> [INSTRUCTION] Omit the pictures from the entries below and retype everything else exactly.

> [INFORMATION PROVIDED]
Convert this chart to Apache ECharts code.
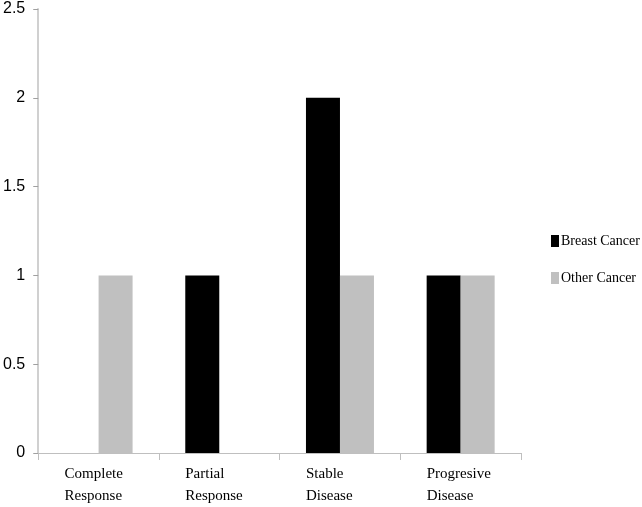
<!DOCTYPE html>
<html>
<head>
<meta charset="utf-8">
<script src="https://cdn.jsdelivr.net/npm/echarts@6/dist/echarts.min.js"></script>
<style>
  html, body { margin: 0; padding: 0; background: #fff; }
  #chart { width: 642px; height: 507px; }
</style>
</head>
<body>
<div id="chart"></div>
<script>
// 类别 / 数据
const categories = ['Complete\nResponse', 'Partial\nResponse', 'Stable\nDisease', 'Progresive\nDisease'];
const breastCancer = [0, 1, 2, 1];
const otherCancer = [1, 0, 1, 1];

const myChart = echarts.init(document.getElementById('chart'));
const option = {
  animation: false,
  backgroundColor: '#fff',
  grid: { left: 37, right: 121, top: 9, bottom: 54, containLabel: false },
  legend: {
    orient: 'vertical',
    left: 546,
    top: 229,
    icon: 'rect',
    itemWidth: 8,
    itemHeight: 12,
    itemGap: 23,
    textStyle: { fontFamily: 'Liberation Serif', fontSize: 14, color: '#000', padding: [0, 0, 0, -3] },
    data: ['Breast Cancer', 'Other Cancer']
  },
  xAxis: {
    type: 'category',
    data: categories,
    axisLine: { lineStyle: { color: '#bfbfbf', width: 1 } },
    axisTick: { show: true, length: 7, inside: false, lineStyle: { color: '#bfbfbf' } },
    axisLabel: {
      fontFamily: 'Liberation Serif',
      fontSize: 15,
      color: '#000',
      lineHeight: 22,
      align: 'left',
      margin: 10,
      padding: [0, 0, 0, -34]
    }
  },
  yAxis: {
    type: 'value',
    min: 0,
    max: 2.5,
    interval: 0.5,
    splitLine: { show: false },
    axisLine: { show: true, lineStyle: { color: '#d0d0d0', width: 2 } },
    axisTick: { show: true, length: 5, lineStyle: { color: '#a0a0a0' } },
    axisLabel: { fontFamily: 'Liberation Sans', fontSize: 16, color: '#000', margin: 13 }
  },
  series: [
    {
      name: 'Breast Cancer',
      type: 'bar',
      data: breastCancer,
      barWidth: 34,
      barGap: '0%',
      itemStyle: { color: '#000' }
    },
    {
      name: 'Other Cancer',
      type: 'bar',
      data: otherCancer,
      barWidth: 34,
      barGap: '0%',
      itemStyle: { color: '#c0c0c0' }
    }
  ]
};
myChart.setOption(option);
</script>
</body>
</html>
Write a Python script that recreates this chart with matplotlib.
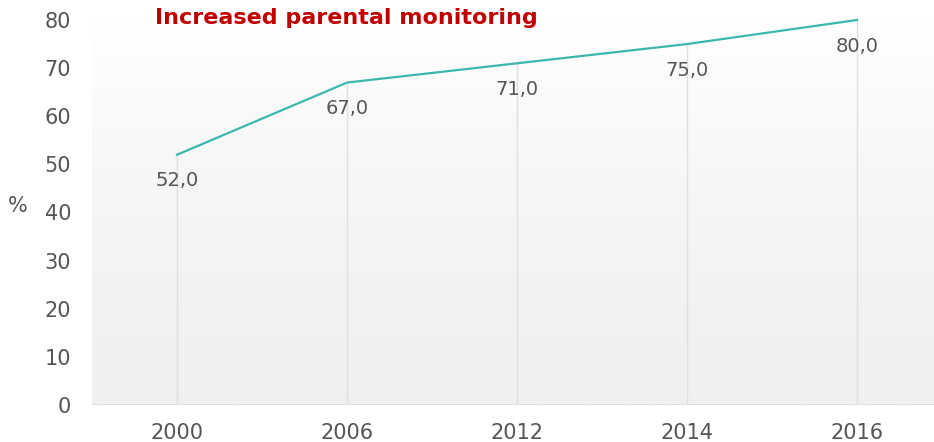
import numpy as np
import matplotlib
matplotlib.use("Agg")
import matplotlib.pyplot as plt

years = ["2000", "2006", "2012", "2014", "2016"]
share = [52.0, 67.0, 71.0, 75.0, 80.0]
yticks = [0, 10, 20, 30, 40, 50, 60, 70, 80]

TEXT = "#555555"
LINE = "#3cb7ad"

plt.rcParams["font.family"] = ["DejaVu Sans"]

fig = plt.figure(figsize=(9.34, 4.42), dpi=100)
ax = fig.add_axes([92 / 934, 37 / 442, 850 / 934, 385 / 442])
x = np.arange(len(years))

ax.set_xlim(-0.5, len(years) - 0.5)
ax.set_ylim(0, 80)

# soft white-to-grey wash behind the plot
grad = np.linspace(1.0, 0.0, 256).reshape(-1, 1) ** 1.5
ax.imshow(grad, extent=(-0.5, len(years) - 0.5, 0, 80), aspect="auto",
          cmap=matplotlib.colors.LinearSegmentedColormap.from_list("bg", ["#f0f0f0", "#ffffff"]),
          vmin=0, vmax=1, origin="upper", zorder=0)

# drop lines from each point to the baseline
ax.vlines(x, 0, share, color="#e0e0e0", lw=1, zorder=1)
ax.axhline(0, color="#dadada", lw=1.2, zorder=1)
ax.plot(x, share, color=LINE, lw=1.6, zorder=3, clip_on=False)

for xi, v in zip(x, share):
    ax.annotate(f"{v:.1f}".replace(".", ","), (xi, v), xytext=(0, -12),
                textcoords="offset points", ha="center", va="top",
                fontsize=14, color=TEXT, zorder=4)

ax.set_xticks(x)
ax.set_xticklabels(years)
ax.set_yticks(yticks)
ax.tick_params(length=0, labelsize=15, colors=TEXT)
ax.tick_params(axis="x", pad=13)
ax.tick_params(axis="y", pad=15)
for s in ax.spines.values():
    s.set_visible(False)

fig.text(8 / 934, 1 - 206 / 442, "%", fontsize=15, color=TEXT, ha="left", va="center")
fig.text(155 / 934, 1 - 18 / 442, "Increased parental monitoring", fontsize=16,
         fontweight="bold", color="#c00000", ha="left", va="center")

fig.savefig("out.png", dpi=100)
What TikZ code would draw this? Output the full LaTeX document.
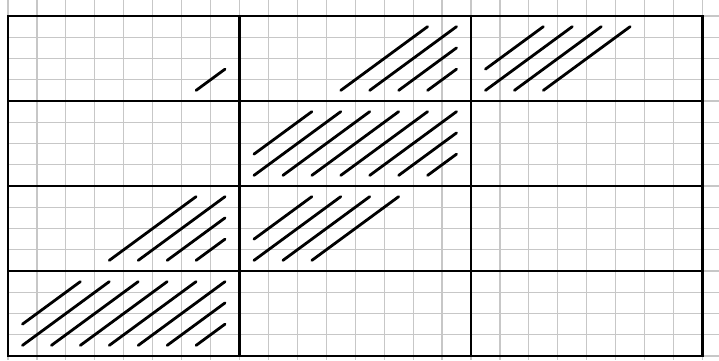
\documentclass[tikz,border=0pt]{standalone}
\usepackage{tikz}
\tikzset{
  gridline/.style={draw=black!22, line width=1.2pt},
  blockline/.style={draw=black, line width=2.3pt},
  hatchstroke/.style={draw=black, line width=2.8pt, line cap=round}
}
\newcommand{\hatchblock}[3]{%
  \foreach \c in {#3}{%
    \pgfmathsetmacro\su{max(\c+0.5,0.5)}%
    \pgfmathsetmacro\eu{min(\c+3.5,7.5)}%
    \draw[hatchstroke] ({8*#1+\su},{4*#2+4-(\su-\c)}) -- ({8*#1+\eu},{4*#2+4-(\eu-\c)});
  }%
}
\begin{document}
\begin{tikzpicture}[x=28.9375pt, y=-21.25pt]
  \useasboundingbox[fill=white] (-8pt,16pt) rectangle (711pt,-344pt);
  % light grid
  \foreach \i in {0,...,24}{\draw[gridline] (\i,-0.76) -- (\i,16.2);}
  \foreach \j in {0,...,16}{\draw[gridline] (0,\j) -- (24.6,\j);}
  % block lines
  \draw[blockline] (0,0) rectangle (24,16);
  \foreach \i in {8,16}{\draw[blockline] (\i,0) -- (\i,16);}
  \foreach \j in {4,8,12}{\draw[blockline] (0,\j) -- (24,\j);}
  % hatching
  \hatchblock{0}{0}{6}
  \hatchblock{1}{0}{3,4,5,6}
  \hatchblock{2}{0}{-1,0,1,2}
  \hatchblock{1}{1}{-1,0,1,2,3,4,5,6}
  \hatchblock{0}{2}{3,4,5,6}
  \hatchblock{1}{2}{-1,0,1,2}
  \hatchblock{0}{3}{-1,0,1,2,3,4,5,6}
\end{tikzpicture}
\end{document}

> [FINISHED ANSWER]
Convert this chart to Apache ECharts code.
<!DOCTYPE html>
<html>
<head>
<meta charset="utf-8">
<script src="https://cdn.jsdelivr.net/npm/echarts@6/dist/echarts.min.js"></script>
<style>
  html, body { margin: 0; padding: 0; background: #fff; }
  #chart { width: 642px; height: 507px; }
</style>
</head>
<body>
<div id="chart"></div>
<script>
// 类别 / 数据
const categories = ['Complete\nResponse', 'Partial\nResponse', 'Stable\nDisease', 'Progresive\nDisease'];
const breastCancer = [0, 1, 2, 1];
const otherCancer = [1, 0, 1, 1];

const myChart = echarts.init(document.getElementById('chart'));
const option = {
  animation: false,
  backgroundColor: '#fff',
  grid: { left: 37, right: 121, top: 9, bottom: 54, containLabel: false },
  legend: {
    orient: 'vertical',
    left: 546,
    top: 229,
    icon: 'rect',
    itemWidth: 8,
    itemHeight: 12,
    itemGap: 23,
    textStyle: { fontFamily: 'Liberation Serif', fontSize: 14, color: '#000', padding: [0, 0, 0, -3] },
    data: ['Breast Cancer', 'Other Cancer']
  },
  xAxis: {
    type: 'category',
    data: categories,
    axisLine: { lineStyle: { color: '#bfbfbf', width: 1 } },
    axisTick: { show: true, length: 7, inside: false, lineStyle: { color: '#bfbfbf' } },
    axisLabel: {
      fontFamily: 'Liberation Serif',
      fontSize: 15,
      color: '#000',
      lineHeight: 22,
      align: 'left',
      margin: 10,
      padding: [0, 0, 0, -34]
    }
  },
  yAxis: {
    type: 'value',
    min: 0,
    max: 2.5,
    interval: 0.5,
    splitLine: { show: false },
    axisLine: { show: true, lineStyle: { color: '#d0d0d0', width: 2 } },
    axisTick: { show: true, length: 5, lineStyle: { color: '#a0a0a0' } },
    axisLabel: { fontFamily: 'Liberation Sans', fontSize: 16, color: '#000', margin: 13 }
  },
  series: [
    {
      name: 'Breast Cancer',
      type: 'bar',
      data: breastCancer,
      barWidth: 34,
      barGap: '0%',
      itemStyle: { color: '#000' }
    },
    {
      name: 'Other Cancer',
      type: 'bar',
      data: otherCancer,
      barWidth: 34,
      barGap: '0%',
      itemStyle: { color: '#c0c0c0' }
    }
  ]
};
myChart.setOption(option);
</script>
</body>
</html>
Write a Python script that recreates this chart with matplotlib.
import numpy as np
import matplotlib
matplotlib.use("Agg")
import matplotlib.pyplot as plt

years = ["2000", "2006", "2012", "2014", "2016"]
share = [52.0, 67.0, 71.0, 75.0, 80.0]
yticks = [0, 10, 20, 30, 40, 50, 60, 70, 80]

TEXT = "#555555"
LINE = "#3cb7ad"

plt.rcParams["font.family"] = ["DejaVu Sans"]

fig = plt.figure(figsize=(9.34, 4.42), dpi=100)
ax = fig.add_axes([92 / 934, 37 / 442, 850 / 934, 385 / 442])
x = np.arange(len(years))

ax.set_xlim(-0.5, len(years) - 0.5)
ax.set_ylim(0, 80)

# soft white-to-grey wash behind the plot
grad = np.linspace(1.0, 0.0, 256).reshape(-1, 1) ** 1.5
ax.imshow(grad, extent=(-0.5, len(years) - 0.5, 0, 80), aspect="auto",
          cmap=matplotlib.colors.LinearSegmentedColormap.from_list("bg", ["#f0f0f0", "#ffffff"]),
          vmin=0, vmax=1, origin="upper", zorder=0)

# drop lines from each point to the baseline
ax.vlines(x, 0, share, color="#e0e0e0", lw=1, zorder=1)
ax.axhline(0, color="#dadada", lw=1.2, zorder=1)
ax.plot(x, share, color=LINE, lw=1.6, zorder=3, clip_on=False)

for xi, v in zip(x, share):
    ax.annotate(f"{v:.1f}".replace(".", ","), (xi, v), xytext=(0, -12),
                textcoords="offset points", ha="center", va="top",
                fontsize=14, color=TEXT, zorder=4)

ax.set_xticks(x)
ax.set_xticklabels(years)
ax.set_yticks(yticks)
ax.tick_params(length=0, labelsize=15, colors=TEXT)
ax.tick_params(axis="x", pad=13)
ax.tick_params(axis="y", pad=15)
for s in ax.spines.values():
    s.set_visible(False)

fig.text(8 / 934, 1 - 206 / 442, "%", fontsize=15, color=TEXT, ha="left", va="center")
fig.text(155 / 934, 1 - 18 / 442, "Increased parental monitoring", fontsize=16,
         fontweight="bold", color="#c00000", ha="left", va="center")

fig.savefig("out.png", dpi=100)
What TikZ code would draw this? Output the full LaTeX document.
\documentclass[tikz,border=0pt]{standalone}
\usepackage{tikz}
\tikzset{
  gridline/.style={draw=black!22, line width=1.2pt},
  blockline/.style={draw=black, line width=2.3pt},
  hatchstroke/.style={draw=black, line width=2.8pt, line cap=round}
}
\newcommand{\hatchblock}[3]{%
  \foreach \c in {#3}{%
    \pgfmathsetmacro\su{max(\c+0.5,0.5)}%
    \pgfmathsetmacro\eu{min(\c+3.5,7.5)}%
    \draw[hatchstroke] ({8*#1+\su},{4*#2+4-(\su-\c)}) -- ({8*#1+\eu},{4*#2+4-(\eu-\c)});
  }%
}
\begin{document}
\begin{tikzpicture}[x=28.9375pt, y=-21.25pt]
  \useasboundingbox[fill=white] (-8pt,16pt) rectangle (711pt,-344pt);
  % light grid
  \foreach \i in {0,...,24}{\draw[gridline] (\i,-0.76) -- (\i,16.2);}
  \foreach \j in {0,...,16}{\draw[gridline] (0,\j) -- (24.6,\j);}
  % block lines
  \draw[blockline] (0,0) rectangle (24,16);
  \foreach \i in {8,16}{\draw[blockline] (\i,0) -- (\i,16);}
  \foreach \j in {4,8,12}{\draw[blockline] (0,\j) -- (24,\j);}
  % hatching
  \hatchblock{0}{0}{6}
  \hatchblock{1}{0}{3,4,5,6}
  \hatchblock{2}{0}{-1,0,1,2}
  \hatchblock{1}{1}{-1,0,1,2,3,4,5,6}
  \hatchblock{0}{2}{3,4,5,6}
  \hatchblock{1}{2}{-1,0,1,2}
  \hatchblock{0}{3}{-1,0,1,2,3,4,5,6}
\end{tikzpicture}
\end{document}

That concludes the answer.